Learning a guidance policy to navigate among dynamic agents in constrained environments with continual reinforcement learning

Abstract

Mobile robots that operate in human environments require the ability to safely navigate among humans and other obstacles. Existing approaches use Deep Reinforcement Learning (DRL) to obtain safe robot behavior in such environments, but do not ensure collision avoidance or trajectory feasibility. This issue is solved by methods combining DRL with model predictive control (MPC). However, they do not account for static obstacle avoidance. Moreover, DRL-based approaches train their network in multiple environments with increasing difficulty to speed up training and improve generalization ability. By sequentially training the model on new (more complex) environments, new knowledge could interfere with old knowledge, a problem known as catastrophic forgetting.
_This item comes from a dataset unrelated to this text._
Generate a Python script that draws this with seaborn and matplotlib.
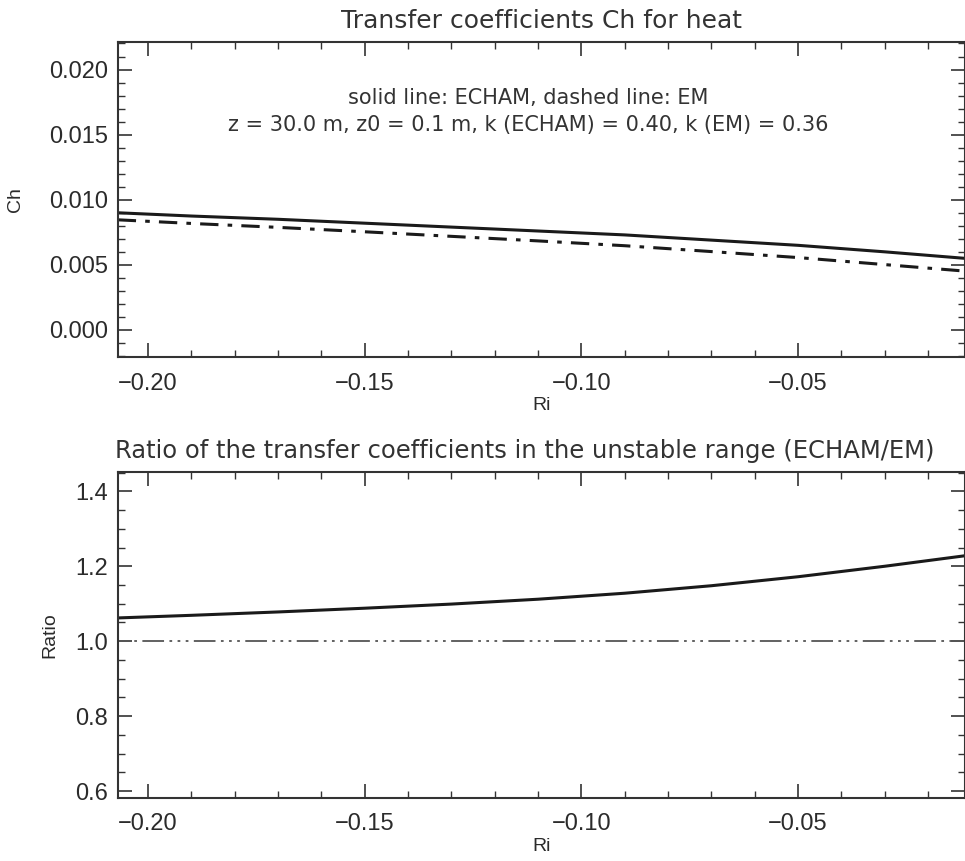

Despite performing well on the most challenging scenarios, performance on more simple scenarios is diminished. This paper introduces a continual reinforcement learning (CRL) strategy that can sequentially learn multiple navigation tasks while retaining performance on all previously learned tasks. For robot navigation, we utilize a combination of MPC with DRL, to develop an algorithm that can avoid not only dynamic interacting agents but also static obstacles. Our approach is shown to be able to safely navigate to a goal position in multiple environments. In addition, by sequentially learning multiple tasks, we improve navigation performance in terms of successful events and travel times and distances compared to other DRL approaches.